What’s there to do for a broken heart? Some may say nothing, that time is the only thing that can heal. Others will tell you a revenge body is the way to go. Here are eight better alternatives:
1. Write. Write everything down. Every feeling, every emotion, every thought. Write what your pain feels like. Write about the love you miss. Write all the words you never said, but wish you had. Write all the things you wish you had known then, but know now. Write it all down. When you let the words out of your fingertips, your thoughts become real. They stare back at you. It’s the beginning letting the sadness out of your soul, it’s a step towards healing, too.
2. Dig into the projects that you’ve been putting on hold, the ones you’ve been saving for another day. Dig deep. Have you been putting your relationship above your own dreams? Now’s the time to dive back into the pool of possibilities. When you work your way through the book you’ve always wanted to write, the blog you’ve always wanted to start, that home improvement project that you’ve been dreaming about, you’ll find a sense of purpose again. You’ll start to feel like yourself, too. Through the mess of creating, and exploring, and trying something new, we become a different version of ourselves. Something better, something stronger. Embrace it.
3. Travel. What’s one place you’ve always wanted to go? Book. That. Trip. Don’t wait for your next relationship to come around, or for your friends to get time off from work to go with you. You do not need to be babysat – embark on that adventure on your own. Yes, in leaving the place of the crime, you’ll escape the physical memories and the reminders of what breaks your heart, but in doing so, you’ll realize what you need and what you want. When you travel, your perspective of the world shifts. When you travel, you become open to the possibility of what lies before you.
4. Read. Is there a “to be read” pile of books that is collecting dust on your shelf? Get to it. It’s remarkable what can happen when you let yourself get lost within the pages of a book. It’s refreshing to not have to think about your own heart constantly, and when you get lost in the pages of a book, that’s exactly what you’re doing – you’re giving your brain a break. The words are good for your soul, and the characters are good company, too.
5. Go out to a restaurant alone. Yes, I said alone. It’s important that you begin to be able to stand on your own two feet.
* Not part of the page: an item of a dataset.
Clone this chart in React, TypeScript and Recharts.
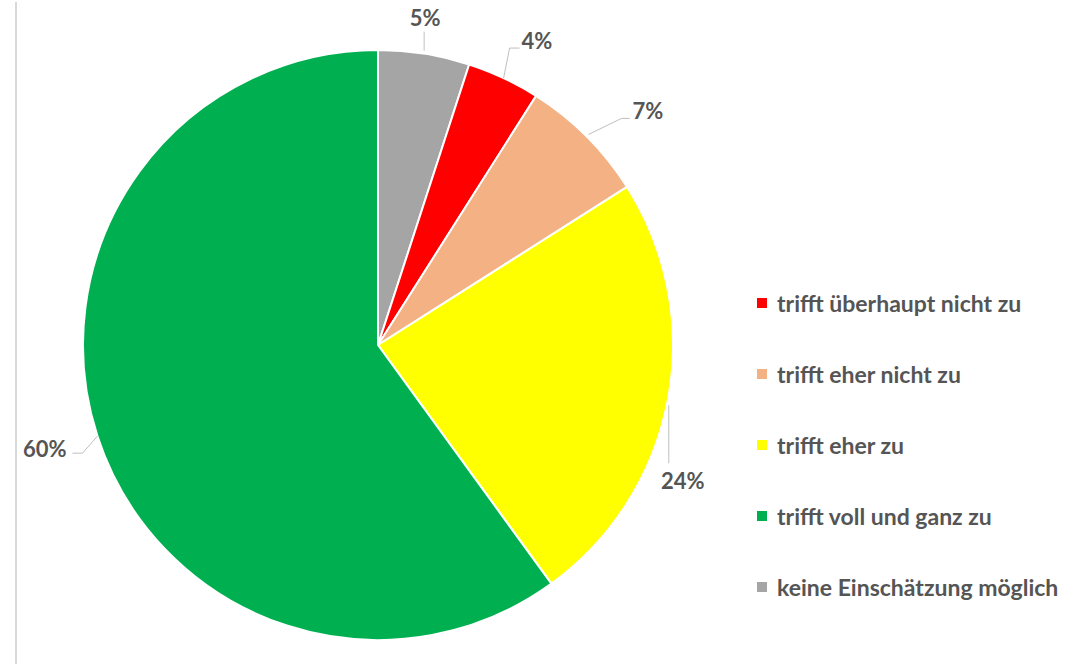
import { PieChart, Pie, Cell, Legend } from 'recharts';

const categories = [
  'keine Einschätzung möglich',
  'trifft überhaupt nicht zu',
  'trifft eher nicht zu',
  'trifft eher zu',
  'trifft voll und ganz zu',
];
const shares = [5, 4, 7, 24, 60];
const colors = ['#A5A5A5', '#FF0000', '#F4B183', '#FFFF00', '#00B050'];
const legendOrder = [
  'trifft überhaupt nicht zu',
  'trifft eher nicht zu',
  'trifft eher zu',
  'trifft voll und ganz zu',
  'keine Einschätzung möglich',
];

const data = categories.map((name, i) => ({ name, value: shares[i] }));

const TEXT = '#555555';
const LINE = '#BFBFBF';
const FONT = 'Lato, "Open Sans", sans-serif';

const RAD = Math.PI / 180;

// leader line shape per slice, Excel-like
const renderLabel = (props: any) => {
  const { cx, cy, midAngle, outerRadius, index, value } = props;
  const ex = cx + outerRadius * Math.cos(-midAngle * RAD);
  const ey = cy + outerRadius * Math.sin(-midAngle * RAD);
  const txt = `${value}%`;
  const common = { fill: TEXT, fontFamily: FONT, fontWeight: 700, fontSize: 22, dominantBaseline: 'central' as const };
  if (index === 0) {
    return (
      <g key="l0">
        <path d={`M${ex},${ey - 3} L${ex},${ey - 22}`} stroke={LINE} fill="none" />
        <text x={ex + 1} y={ey - 36} textAnchor="middle" {...common}>{txt}</text>
      </g>
    );
  }
  if (index === 1) {
    return (
      <g key="l1">
        <path d={`M${ex},${ey} L${ex + 6},${ey - 30} L${ex + 16},${ey - 30}`} stroke={LINE} fill="none" />
        <text x={ex + 18} y={ey - 38} textAnchor="start" {...common}>{txt}</text>
      </g>
    );
  }
  if (index === 2) {
    return (
      <g key="l2">
        <path d={`M${ex + 2},${ey - 2} L${ex + 35},${ey - 18} L${ex + 43},${ey - 18}`} stroke={LINE} fill="none" />
        <text x={ex + 46} y={ey - 26} textAnchor="start" {...common}>{txt}</text>
      </g>
    );
  }
  if (index === 3) {
    return (
      <g key="l3">
        <path d={`M${ex + 1},${ey + 5} L${ex + 1},${ey + 63}`} stroke={LINE} fill="none" />
        <text x={ex + 15} y={ey + 80} textAnchor="middle" {...common}>{txt}</text>
      </g>
    );
  }
  return (
    <g key="l4">
      <path d={`M${ex},${ey} L${ex - 15},${ey + 17} L${ex - 25},${ey + 17}`} stroke={LINE} fill="none" />
      <text x={ex - 31} y={ey + 12} textAnchor="end" {...common}>{txt}</text>
    </g>
  );
};

const LegendContent = () => (
  <div style={{ fontFamily: FONT, fontWeight: 700, fontSize: 23, color: TEXT }}>
    {legendOrder.map((name) => {
      const c = colors[categories.indexOf(name)];
      return (
        <div key={name} style={{ display: 'flex', alignItems: 'center', height: 71 }}>
          <span style={{ display: 'inline-block', width: 10, height: 10, background: c, marginRight: 10 }} />
          <span>{name}</span>
        </div>
      );
    })}
  </div>
);

const App = () => {
  return (
    <div style={{ position: 'absolute', left: 0, top: 0, width: 1077, height: 664, background: '#fff' }}>
      <div style={{ position: 'absolute', left: 15, top: 2, width: 2, height: 662, background: '#D9D9D9' }} />
      <PieChart width={1077} height={664} margin={{ top: 0, right: 0, bottom: 0, left: 0 }}>
        <Pie
          data={data}
          dataKey="value"
          nameKey="name"
          cx={378}
          cy={345}
          outerRadius={295}
          startAngle={90}
          endAngle={-270}
          stroke="#fff"
          strokeWidth={2}
          label={renderLabel}
          labelLine={false}
          isAnimationActive={false}
        >
          {data.map((d, i) => (
            <Cell key={d.name} fill={colors[i]} />
          ))}
        </Pie>
        <Legend
          content={<LegendContent />}
          wrapperStyle={{ position: 'absolute', left: 757, top: 267, width: 320 }}
        />
      </PieChart>
    </div>
  );
};

export default App;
It’s important that you cultivate the relationship that you have with your own self. It might feel weird at first, but that’s ok. If getting a table is too much, start by ordering a meal at the bar. Order food that you’ve never tried before, and let yourself have a culinary adventure. Develop your own palette in the kitchen, and then you’ll start to do it in life.
6. Cultivate the relationships that you do have. Are you still fortunate to have your parents living? What about your grandparents? How’s your relationship with your sibling(s)? When was the last time you called your best friend? When our hearts are full of romantic love, it’s easy to forget about the other love that surrounds us, and those relationships need cultivation, too. Pick up the phone, and call them. Or if you must, send them a text. However you do it – make plans to see the other people you love in person.
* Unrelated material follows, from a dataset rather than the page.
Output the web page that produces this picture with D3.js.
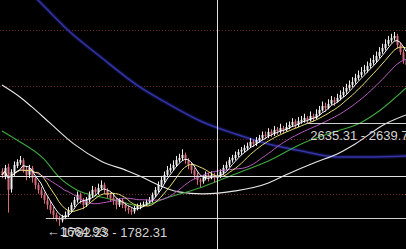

7. Work on your own strength and health. Sometimes, heartbreak is a catalyst for a lack of self-care. Perhaps that means you start drinking too much, or not caring about what you eat any more, or working out to an extreme – all of which is unhealthy. It’s a wonderful thing to want to take better care of yourself, to eat a cleaner diet, to work out, to make better choices regarding your overall health – but make sure that’s coming from a point of self-love and self-care, not revenge tactics. “Revenge Body” is a bogus term. Reclaim it. There’s nothing revengeful about making sure you take care of your self, and if the person you were with didn’t champion that, or understand that, well thank goodness that relationship is done.
8. Give yourself grace, but do not let yourself linger in self-pity. There are going to be days when you’re going to cry all day. There are going to be days when you see something, and it will open the floodgates. This is ok. Let the tears flow. But do not let yourself live in that space of sorrow for too long. Negativity feeds upon negativity, so when your friends want to drag you out of the house, go with them. Let them love on you. Let yourself feel that love. Because, heartbreak and all, you are still worth loving, and that is something you must always remember.